Bug zappers do kill a minimal number of mosquitoes. In research using bug zappers, mentioned by the American Mosquito Association, “mosquitoes comprised merely 4.1% and 6.4% respectively of the daily catch over an entire season”.
The problem with these devices that use UV light as an attractant is that they kill large numbers of beneficial insects. This, in turn, can affect other animals such as birds and bats, which eat large numbers of insects, including mosquitoes.
Some entomologists even suggest the ultraviolet light used in bug zappers may attract mosquitoes near you. Once in your vicinity, they will find your exhaled carbon dioxide more interesting than the light they initially came to explore. They may profit from hanging around and biting you!
Many studies suggest these UV electrocuting devices should be avoided. Traps that use ultraviolet light usually use CO2 as an attractant, so they should catch more mosquitoes.
Does Switching the Lights Off Help to Avoid Mosquitoes?
Having seen some of the studies above, although not many night-biting mosquitoes are attracted by lights, there are still a few.
If you have your doors or windows open, a mosquito will be attracted by the carbon dioxide you exhale more than by the lights in your house. So turning off your lights when the doors are open won’t really make much difference.
What is the Best Light to Use to Get Rid of Mosquitoes?
Lights won’t repel mosquitoes, but some lights may attract fewer mosquitoes than others. The development of domestic lights that attract fewer mosquitoes could help reduce disease transmission.
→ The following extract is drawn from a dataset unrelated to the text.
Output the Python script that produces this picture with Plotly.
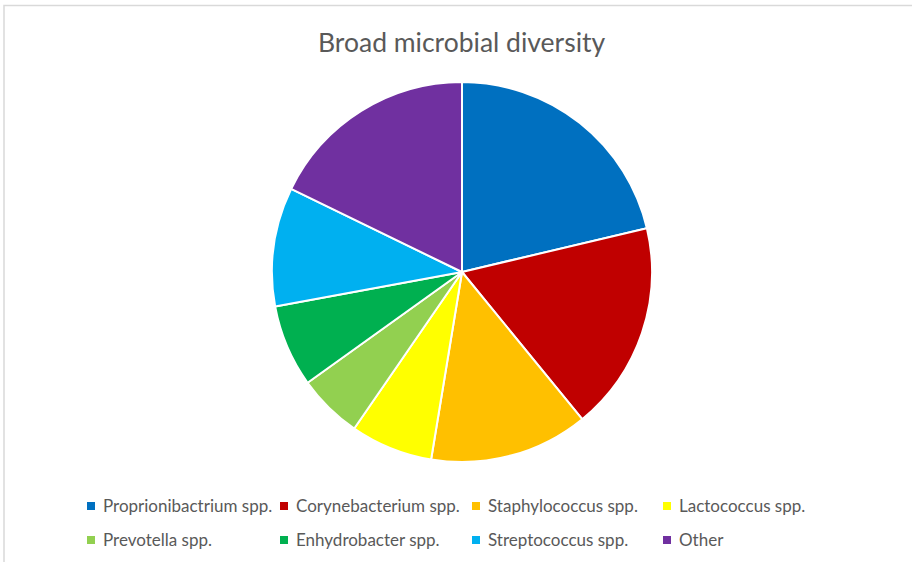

A minimally attractive light source or “bug light” would be a dim, red, or yellow LED. Warm colors attract fewer insects. Cool colors like blue, green, or white attract more bugs.
It seems that most mosquitoes are attracted to light to some degree, although the level of attraction is dependent on many variables such as species, sex, type of light bulb, and light color.
The research into the attractiveness of different lights to mosquitoes can be useful for using in more effective traps or producing domestic light bulbs that attract fewer insects.
Scientists at the University of Notre Dame have shown that the Anopheles gambiae mosquito, the major vector of malaria in Africa, refrains from biting after exposure to a pulse of white light. This could be used as a control method in addition to current methods.
Many insect killers using UV light aren’t very effective against mosquitoes but kill large numbers of inoffensive insects. Most mosquitoes you see at night are searching for a blood meal and don’t use light to find you but use CO2, heat, moisture, and body odor.
Don’t rely on bug zappers or even mosquito traps to protect you. They may help but won’t kill all mosquitoes. The best way to protect yourself when outside is to cover up with a long-sleeved shirt, trousers, and an insect repellent such as DEET or Picaridin on any bare skin.